START SUPPLIED MATERIAL

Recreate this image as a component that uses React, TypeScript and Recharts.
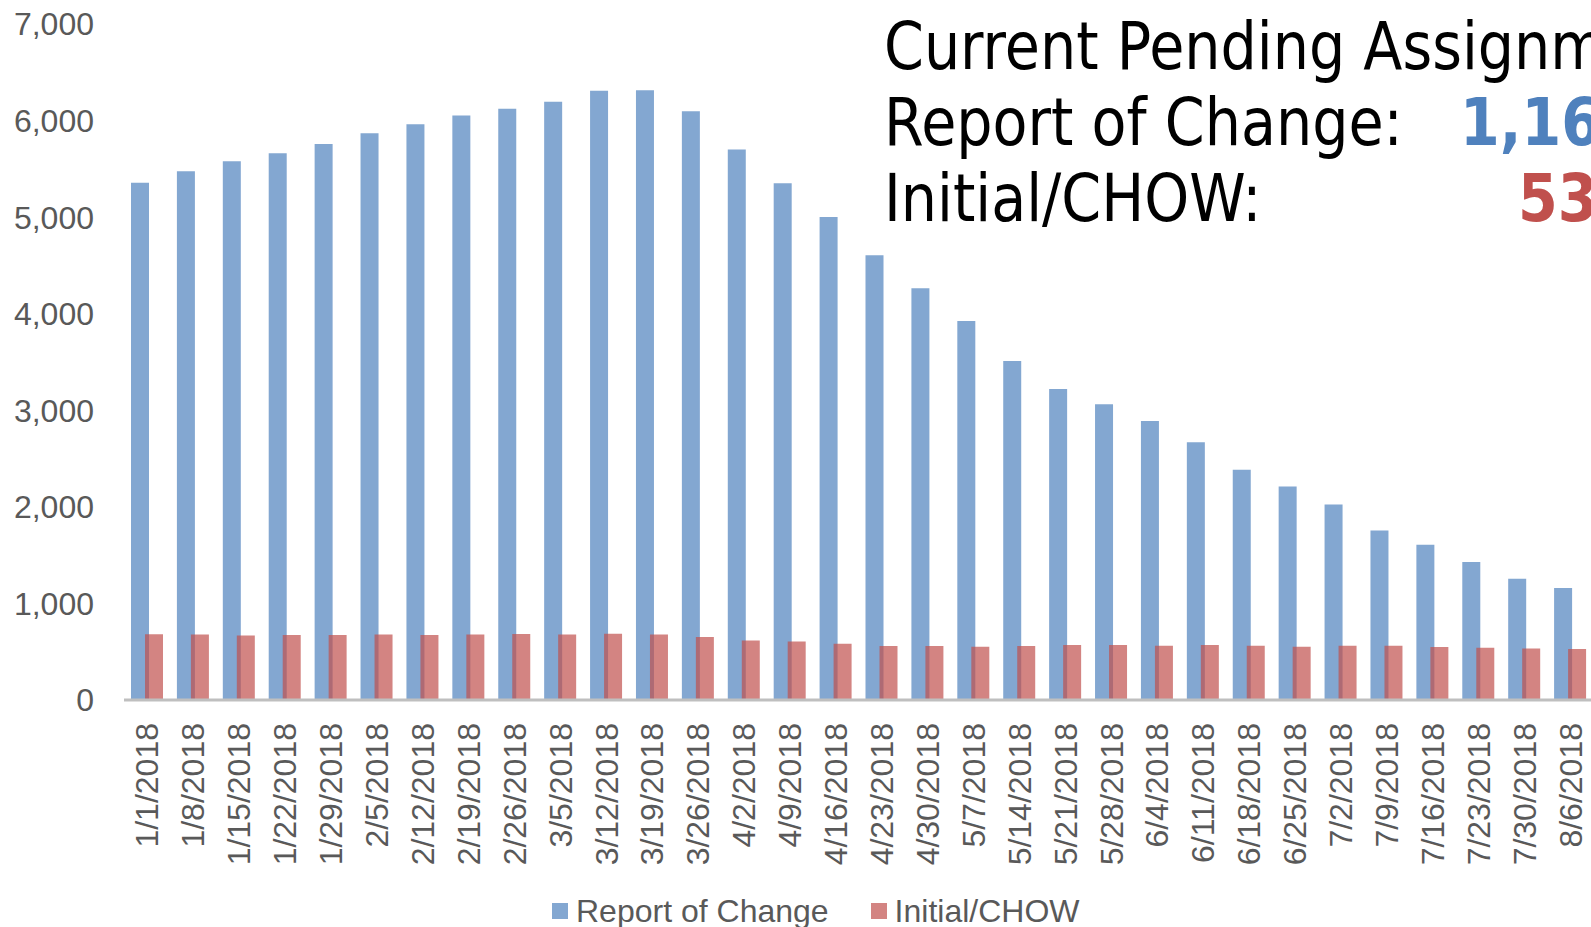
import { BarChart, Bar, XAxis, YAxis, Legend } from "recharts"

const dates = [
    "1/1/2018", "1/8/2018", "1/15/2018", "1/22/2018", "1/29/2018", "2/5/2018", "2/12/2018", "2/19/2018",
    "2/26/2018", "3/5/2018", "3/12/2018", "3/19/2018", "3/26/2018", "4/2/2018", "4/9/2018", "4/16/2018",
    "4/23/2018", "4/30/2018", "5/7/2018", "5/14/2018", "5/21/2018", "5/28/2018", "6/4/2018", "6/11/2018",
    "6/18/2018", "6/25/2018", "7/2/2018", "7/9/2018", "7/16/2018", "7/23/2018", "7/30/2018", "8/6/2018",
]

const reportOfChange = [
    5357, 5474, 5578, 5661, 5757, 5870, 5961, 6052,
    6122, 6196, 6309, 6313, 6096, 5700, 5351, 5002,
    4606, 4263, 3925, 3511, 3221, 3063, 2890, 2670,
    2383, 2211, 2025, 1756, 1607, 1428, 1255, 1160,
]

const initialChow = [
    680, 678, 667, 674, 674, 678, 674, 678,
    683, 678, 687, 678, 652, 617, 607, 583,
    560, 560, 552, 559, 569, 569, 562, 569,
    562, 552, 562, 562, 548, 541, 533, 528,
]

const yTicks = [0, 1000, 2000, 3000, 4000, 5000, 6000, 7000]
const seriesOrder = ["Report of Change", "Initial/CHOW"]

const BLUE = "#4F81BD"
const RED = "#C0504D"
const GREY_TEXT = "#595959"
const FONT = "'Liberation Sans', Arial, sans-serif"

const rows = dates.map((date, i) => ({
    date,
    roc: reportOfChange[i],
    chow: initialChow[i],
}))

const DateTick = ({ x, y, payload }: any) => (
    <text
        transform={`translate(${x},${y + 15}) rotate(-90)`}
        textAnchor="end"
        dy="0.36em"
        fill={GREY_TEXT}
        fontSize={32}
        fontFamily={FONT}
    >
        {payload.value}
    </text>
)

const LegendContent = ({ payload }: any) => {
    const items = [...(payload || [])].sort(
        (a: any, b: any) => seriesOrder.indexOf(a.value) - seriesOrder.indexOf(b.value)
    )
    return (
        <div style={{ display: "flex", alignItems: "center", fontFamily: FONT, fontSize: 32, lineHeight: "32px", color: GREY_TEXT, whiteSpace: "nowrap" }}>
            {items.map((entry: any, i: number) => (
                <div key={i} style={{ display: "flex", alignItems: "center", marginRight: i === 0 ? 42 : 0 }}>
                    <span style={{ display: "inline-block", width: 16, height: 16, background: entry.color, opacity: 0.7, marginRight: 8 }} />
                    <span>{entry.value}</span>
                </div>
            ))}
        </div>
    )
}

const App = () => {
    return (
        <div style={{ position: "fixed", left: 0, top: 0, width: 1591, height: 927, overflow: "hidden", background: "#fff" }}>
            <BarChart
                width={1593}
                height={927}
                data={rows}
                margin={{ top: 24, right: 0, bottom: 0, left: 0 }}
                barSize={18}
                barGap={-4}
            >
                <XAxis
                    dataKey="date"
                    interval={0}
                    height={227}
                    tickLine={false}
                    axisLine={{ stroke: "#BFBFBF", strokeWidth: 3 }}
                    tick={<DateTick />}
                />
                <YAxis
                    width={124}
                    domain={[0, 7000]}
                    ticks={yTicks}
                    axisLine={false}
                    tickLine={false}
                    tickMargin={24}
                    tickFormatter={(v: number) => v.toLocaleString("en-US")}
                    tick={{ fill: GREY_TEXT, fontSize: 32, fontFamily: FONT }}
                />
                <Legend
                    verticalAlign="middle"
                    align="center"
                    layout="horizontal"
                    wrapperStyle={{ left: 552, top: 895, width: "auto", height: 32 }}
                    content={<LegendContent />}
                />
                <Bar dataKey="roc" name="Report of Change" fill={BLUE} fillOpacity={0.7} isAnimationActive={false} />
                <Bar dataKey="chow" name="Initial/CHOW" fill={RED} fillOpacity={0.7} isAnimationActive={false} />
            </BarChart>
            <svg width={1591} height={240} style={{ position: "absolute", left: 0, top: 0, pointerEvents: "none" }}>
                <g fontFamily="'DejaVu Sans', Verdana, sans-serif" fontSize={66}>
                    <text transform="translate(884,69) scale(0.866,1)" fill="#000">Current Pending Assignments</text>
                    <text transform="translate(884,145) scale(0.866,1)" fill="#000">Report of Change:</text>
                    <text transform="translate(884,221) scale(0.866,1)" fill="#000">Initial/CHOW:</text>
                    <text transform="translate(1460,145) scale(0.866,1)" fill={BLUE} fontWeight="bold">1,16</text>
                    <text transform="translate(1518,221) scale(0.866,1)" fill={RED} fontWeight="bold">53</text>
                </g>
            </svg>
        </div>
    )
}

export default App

END SUPPLIED MATERIAL

WRITTEN TASK: Give all the lines above again, character for character, without pictures.

WORKED ANSWER:
Recreate this image as a component that uses React, TypeScript and Recharts.
import { BarChart, Bar, XAxis, YAxis, Legend } from "recharts"

const dates = [
    "1/1/2018", "1/8/2018", "1/15/2018", "1/22/2018", "1/29/2018", "2/5/2018", "2/12/2018", "2/19/2018",
    "2/26/2018", "3/5/2018", "3/12/2018", "3/19/2018", "3/26/2018", "4/2/2018", "4/9/2018", "4/16/2018",
    "4/23/2018", "4/30/2018", "5/7/2018", "5/14/2018", "5/21/2018", "5/28/2018", "6/4/2018", "6/11/2018",
    "6/18/2018", "6/25/2018", "7/2/2018", "7/9/2018", "7/16/2018", "7/23/2018", "7/30/2018", "8/6/2018",
]

const reportOfChange = [
    5357, 5474, 5578, 5661, 5757, 5870, 5961, 6052,
    6122, 6196, 6309, 6313, 6096, 5700, 5351, 5002,
    4606, 4263, 3925, 3511, 3221, 3063, 2890, 2670,
    2383, 2211, 2025, 1756, 1607, 1428, 1255, 1160,
]

const initialChow = [
    680, 678, 667, 674, 674, 678, 674, 678,
    683, 678, 687, 678, 652, 617, 607, 583,
    560, 560, 552, 559, 569, 569, 562, 569,
    562, 552, 562, 562, 548, 541, 533, 528,
]

const yTicks = [0, 1000, 2000, 3000, 4000, 5000, 6000, 7000]
const seriesOrder = ["Report of Change", "Initial/CHOW"]

const BLUE = "#4F81BD"
const RED = "#C0504D"
const GREY_TEXT = "#595959"
const FONT = "'Liberation Sans', Arial, sans-serif"

const rows = dates.map((date, i) => ({
    date,
    roc: reportOfChange[i],
    chow: initialChow[i],
}))

const DateTick = ({ x, y, payload }: any) => (
    <text
        transform={`translate(${x},${y + 15}) rotate(-90)`}
        textAnchor="end"
        dy="0.36em"
        fill={GREY_TEXT}
        fontSize={32}
        fontFamily={FONT}
    >
        {payload.value}
    </text>
)

const LegendContent = ({ payload }: any) => {
    const items = [...(payload || [])].sort(
        (a: any, b: any) => seriesOrder.indexOf(a.value) - seriesOrder.indexOf(b.value)
    )
    return (
        <div style={{ display: "flex", alignItems: "center", fontFamily: FONT, fontSize: 32, lineHeight: "32px", color: GREY_TEXT, whiteSpace: "nowrap" }}>
            {items.map((entry: any, i: number) => (
                <div key={i} style={{ display: "flex", alignItems: "center", marginRight: i === 0 ? 42 : 0 }}>
                    <span style={{ display: "inline-block", width: 16, height: 16, background: entry.color, opacity: 0.7, marginRight: 8 }} />
                    <span>{entry.value}</span>
                </div>
            ))}
        </div>
    )
}

const App = () => {
    return (
        <div style={{ position: "fixed", left: 0, top: 0, width: 1591, height: 927, overflow: "hidden", background: "#fff" }}>
            <BarChart
                width={1593}
                height={927}
                data={rows}
                margin={{ top: 24, right: 0, bottom: 0, left: 0 }}
                barSize={18}
                barGap={-4}
            >
                <XAxis
                    dataKey="date"
                    interval={0}
                    height={227}
                    tickLine={false}
                    axisLine={{ stroke: "#BFBFBF", strokeWidth: 3 }}
                    tick={<DateTick />}
                />
                <YAxis
                    width={124}
                    domain={[0, 7000]}
                    ticks={yTicks}
                    axisLine={false}
                    tickLine={false}
                    tickMargin={24}
                    tickFormatter={(v: number) => v.toLocaleString("en-US")}
                    tick={{ fill: GREY_TEXT, fontSize: 32, fontFamily: FONT }}
                />
                <Legend
                    verticalAlign="middle"
                    align="center"
                    layout="horizontal"
                    wrapperStyle={{ left: 552, top: 895, width: "auto", height: 32 }}
                    content={<LegendContent />}
                />
                <Bar dataKey="roc" name="Report of Change" fill={BLUE} fillOpacity={0.7} isAnimationActive={false} />
                <Bar dataKey="chow" name="Initial/CHOW" fill={RED} fillOpacity={0.7} isAnimationActive={false} />
            </BarChart>
            <svg width={1591} height={240} style={{ position: "absolute", left: 0, top: 0, pointerEvents: "none" }}>
                <g fontFamily="'DejaVu Sans', Verdana, sans-serif" fontSize={66}>
                    <text transform="translate(884,69) scale(0.866,1)" fill="#000">Current Pending Assignments</text>
                    <text transform="translate(884,145) scale(0.866,1)" fill="#000">Report of Change:</text>
                    <text transform="translate(884,221) scale(0.866,1)" fill="#000">Initial/CHOW:</text>
                    <text transform="translate(1460,145) scale(0.866,1)" fill={BLUE} fontWeight="bold">1,16</text>
                    <text transform="translate(1518,221) scale(0.866,1)" fill={RED} fontWeight="bold">53</text>
                </g>
            </svg>
        </div>
    )
}

export default App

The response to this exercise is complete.